Namun perlu kita ketahui, bahwa Allah tidaklah malu dari kebenaran. Maka bukan termasuk sifat malu bila kita melihat kebatilan lalu diam saja, kita enggan menolong saudara kita yang terdzalimi dan kita berat untuk mengingkari kemungkaran. Dan bukan termasuk sifat malu juga jika kita tidak mau bertanya tentang perkara agama yang samar bagi kita. Karena Allah Azza wa Jalla telah berfirman: “Maka tanyakanlah kepada ahlu dzikr (orang yang memiliki ilmu) jika kalian tidak mengetahui.” (An Nahl: 43)

Ummu Sulaim radhiyallahu ‘anha pernah datang kepada Nabi Shalallahu ‘alaihi wa salam dan bertanya: “Ya Rasulullah, sesungguhnya Allah tidak malu dari kebenaran. Apakah wajib bagi wanita untuk mandi bila ia ihtilam (mimpi bersetubuh)?” Rasulullah menjawab: “Ya, jika ia melihat air mani yang keluar.” (Riwayat Bukhari)

Apakah tidak sepantasnya Ummu Sulaim menjadi contoh buat kita? Tetapi sayangnya pemahaman ini malah terbalik. Kita sering malu ketika mau bertanya tentang perkara agama kita, padahal kita tidak mengetahui. Kita sering berpikir panjang ketika akan mengerjakan amal kebajikan, karena takut ditertawakan. Tetapi kita tidak pernah merasa malu ketika melanggar hak saudara kita dan bermaksiat kepada Allah Tabaraka wa Ta’ala.

Wahai saudaraku, tidak sepantasnya kita malu dari suatu perkara yang akan membawa kita kepada kebaikan. Anas bin Malik radhiyallahu ‘anhu menceritakan: “Datang seorang wanita menemui Nabi Shalallahu ‘alaihi wa salam guna menawarkan dirinya kepada beliau agar diperistri oleh beliau. Wanita itu berkata: ‘Apakah engkau, wahai Rasulullah, punya keinginan terhadap diriku?’
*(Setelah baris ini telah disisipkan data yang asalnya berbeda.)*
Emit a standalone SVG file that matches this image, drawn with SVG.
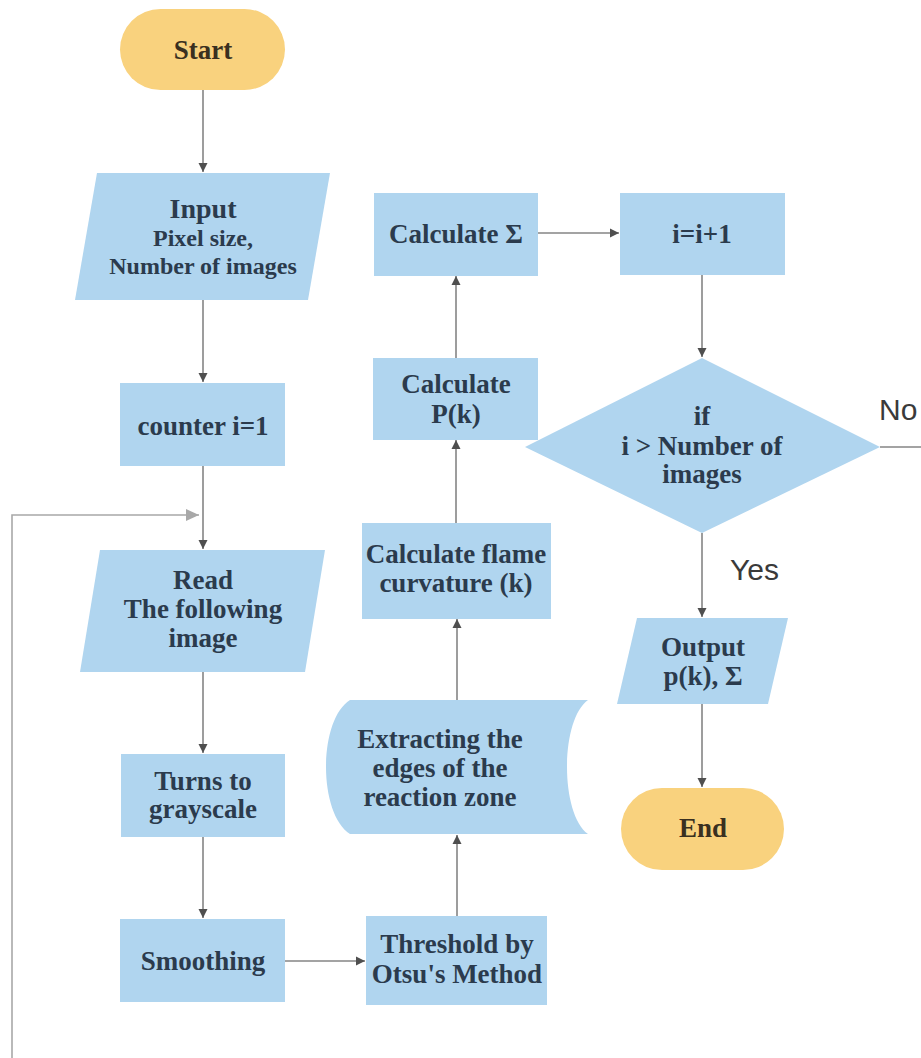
<svg xmlns="http://www.w3.org/2000/svg" width="921" height="1058" viewBox="0 0 921 1058">
<style>
.proc{fill:#b0d5ef;}
.term{fill:#f9d27e;}
.c{fill:none;stroke:#858585;stroke-width:1.6;}
.fb{fill:none;stroke:#a8a8a8;stroke-width:1.6;}
</style>
<defs>
<marker id="ah" markerUnits="userSpaceOnUse" markerWidth="10" markerHeight="10" refX="9" refY="5" orient="auto">
<path d="M0,0.5 L9,5 L0,9.5 Z" fill="#4f4f4f"/>
</marker>
<marker id="ahl" markerUnits="userSpaceOnUse" markerWidth="14" markerHeight="14" refX="13" refY="7" orient="auto">
<path d="M0,1 L13,7 L0,13 Z" fill="#a8a8a8"/>
</marker>
</defs>
<rect width="921" height="1058" fill="#ffffff"/>
<g id="connectors">
<line class="c" x1="203" y1="90" x2="203" y2="172" marker-end="url(#ah)"/>
<line class="c" x1="203" y1="300" x2="203" y2="382" marker-end="url(#ah)"/>
<line class="c" x1="203" y1="466" x2="203" y2="549" marker-end="url(#ah)"/>
<polyline class="fb" points="12,1058 12,515 199,515" marker-end="url(#ahl)"/>
<line class="c" x1="203" y1="672" x2="203" y2="753" marker-end="url(#ah)"/>
<line class="c" x1="203" y1="837" x2="203" y2="918" marker-end="url(#ah)"/>
<line class="c" x1="285" y1="961" x2="365" y2="961" marker-end="url(#ah)"/>
<line class="c" x1="457" y1="916" x2="457" y2="835" marker-end="url(#ah)"/>
<line class="c" x1="457" y1="700" x2="457" y2="619" marker-end="url(#ah)"/>
<line class="c" x1="456" y1="523" x2="456" y2="440" marker-end="url(#ah)"/>
<line class="c" x1="456" y1="358" x2="456" y2="276" marker-end="url(#ah)"/>
<line class="c" x1="538" y1="233" x2="619" y2="233" marker-end="url(#ah)"/>
<line class="c" x1="702" y1="275" x2="702" y2="357" marker-end="url(#ah)"/>
<line class="c" x1="880" y1="447" x2="921" y2="447"/>
<line class="c" x1="702" y1="533" x2="702" y2="617" marker-end="url(#ah)"/>
<line class="c" x1="702" y1="704" x2="702" y2="787" marker-end="url(#ah)"/>
<text x="879" y="420" font-family="Liberation Sans" font-size="30" fill="#3a3a3a">No</text>
<text x="730" y="580" font-family="Liberation Sans" font-size="30" fill="#3a3a3a">Yes</text>
</g>
<g id="start">
<rect class="term" x="120" y="9" width="165" height="81" rx="40.5"/>
<text x="203" y="59" font-family="Liberation Serif" font-weight="bold" font-size="27" fill="#3a3020" text-anchor="middle">Start</text>
</g>
<g id="input">
<polygon class="proc" points="97,173 330,173 308,300 75,300"/>
<text x="203" y="218" font-family="Liberation Serif" font-weight="bold" font-size="28" fill="#2b3b4d" text-anchor="middle">Input</text>
<text x="203" y="246" font-family="Liberation Serif" font-weight="bold" font-size="24" fill="#2b3b4d" text-anchor="middle">Pixel size,</text>
<text x="203" y="274" font-family="Liberation Serif" font-weight="bold" font-size="24" fill="#2b3b4d" text-anchor="middle">Number of images</text>
</g>
<g id="counter">
<rect class="proc" x="120" y="383" width="165" height="83"/>
<text x="203" y="435" font-family="Liberation Serif" font-weight="bold" font-size="27" fill="#2b3b4d" text-anchor="middle">counter i=1</text>
</g>
<g id="read">
<polygon class="proc" points="100,550 325,550 305,672 80,672"/>
<text x="203" y="589" font-family="Liberation Serif" font-weight="bold" font-size="27" fill="#2b3b4d" text-anchor="middle">Read</text>
<text x="203" y="618" font-family="Liberation Serif" font-weight="bold" font-size="27" fill="#2b3b4d" text-anchor="middle">The following</text>
<text x="203" y="647" font-family="Liberation Serif" font-weight="bold" font-size="27" fill="#2b3b4d" text-anchor="middle">image</text>
</g>
<g id="grayscale">
<rect class="proc" x="121" y="754" width="164" height="83"/>
<text x="203" y="790" font-family="Liberation Serif" font-weight="bold" font-size="27" fill="#2b3b4d" text-anchor="middle">Turns to</text>
<text x="203" y="818" font-family="Liberation Serif" font-weight="bold" font-size="27" fill="#2b3b4d" text-anchor="middle">grayscale</text>
</g>
<g id="smoothing">
<rect class="proc" x="120" y="919" width="165" height="83"/>
<text x="203" y="970" font-family="Liberation Serif" font-weight="bold" font-size="27" fill="#2b3b4d" text-anchor="middle">Smoothing</text>
</g>
<g id="threshold">
<rect class="proc" x="366" y="916" width="181" height="89"/>
<text x="457" y="953" font-family="Liberation Serif" font-weight="bold" font-size="27" fill="#2b3b4d" text-anchor="middle">Threshold by</text>
<text x="457" y="983" font-family="Liberation Serif" font-weight="bold" font-size="27" fill="#2b3b4d" text-anchor="middle">Otsu's Method</text>
</g>
<g id="extract">
<path class="proc" d="M350,700 H588 C560,720 560,814 588,834 H350 C318,814 318,720 350,700 Z"/>
<text x="440" y="748" font-family="Liberation Serif" font-weight="bold" font-size="27" fill="#2b3b4d" text-anchor="middle">Extracting the</text>
<text x="440" y="777" font-family="Liberation Serif" font-weight="bold" font-size="27" fill="#2b3b4d" text-anchor="middle">edges of the</text>
<text x="440" y="806" font-family="Liberation Serif" font-weight="bold" font-size="27" fill="#2b3b4d" text-anchor="middle">reaction zone</text>
</g>
<g id="curvature">
<rect class="proc" x="362" y="523" width="189" height="96"/>
<text x="456" y="563" font-family="Liberation Serif" font-weight="bold" font-size="27" fill="#2b3b4d" text-anchor="middle">Calculate flame</text>
<text x="456" y="592" font-family="Liberation Serif" font-weight="bold" font-size="27" fill="#2b3b4d" text-anchor="middle">curvature (k)</text>
</g>
<g id="pk">
<rect class="proc" x="373" y="358" width="165" height="82"/>
<text x="456" y="393" font-family="Liberation Serif" font-weight="bold" font-size="27" fill="#2b3b4d" text-anchor="middle">Calculate</text>
<text x="456" y="423" font-family="Liberation Serif" font-weight="bold" font-size="27" fill="#2b3b4d" text-anchor="middle">P(k)</text>
</g>
<g id="sigma">
<rect class="proc" x="374" y="193" width="164" height="83"/>
<text x="456" y="243" font-family="Liberation Serif" font-weight="bold" font-size="27" fill="#2b3b4d" text-anchor="middle">Calculate Σ</text>
</g>
<g id="incr">
<rect class="proc" x="620" y="193" width="165" height="82"/>
<text x="702" y="243" font-family="Liberation Serif" font-weight="bold" font-size="27" fill="#2b3b4d" text-anchor="middle">i=i+1</text>
</g>
<g id="decision">
<polygon class="proc" points="702,358 880,447 702,533 525,447"/>
<text x="702" y="425" font-family="Liberation Serif" font-weight="bold" font-size="27" fill="#2b3b4d" text-anchor="middle">if</text>
<text x="702" y="455" font-family="Liberation Serif" font-weight="bold" font-size="27" fill="#2b3b4d" text-anchor="middle">i &gt; Number of</text>
<text x="702" y="483" font-family="Liberation Serif" font-weight="bold" font-size="27" fill="#2b3b4d" text-anchor="middle">images</text>
</g>
<g id="output">
<polygon class="proc" points="637,618 788,618 768,704 617,704"/>
<text x="703" y="656" font-family="Liberation Serif" font-weight="bold" font-size="27" fill="#2b3b4d" text-anchor="middle">Output</text>
<text x="703" y="685" font-family="Liberation Serif" font-weight="bold" font-size="27" fill="#2b3b4d" text-anchor="middle">p(k), Σ</text>
</g>
<g id="end">
<rect class="term" x="621" y="788" width="163" height="82" rx="41"/>
<text x="703" y="837" font-family="Liberation Serif" font-weight="bold" font-size="27" fill="#3a3020" text-anchor="middle">End</text>
</g>
</svg>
Salah seorang putri Anas ketika mendengar kisah ini berkomentar tentang wanita itu: ‘Alangkah sedikit rasa malunya!’

Anas berkata, ‘Wanita itu lebih baik darimu, dia menawarkan diri kepada orang yang paling mulia dan paling baik (Rasulullah Shalallahu ‘alaihi wa salam)’.” (Riwayat Bukhari)

Semoga Allah senantiasa menganugerahkan kita sifat malu yang akan membawa kita untuk selalu berbuat baik dan mencegah dari kejahatan dan kerendahan akhlak. Wallahul Musta’an.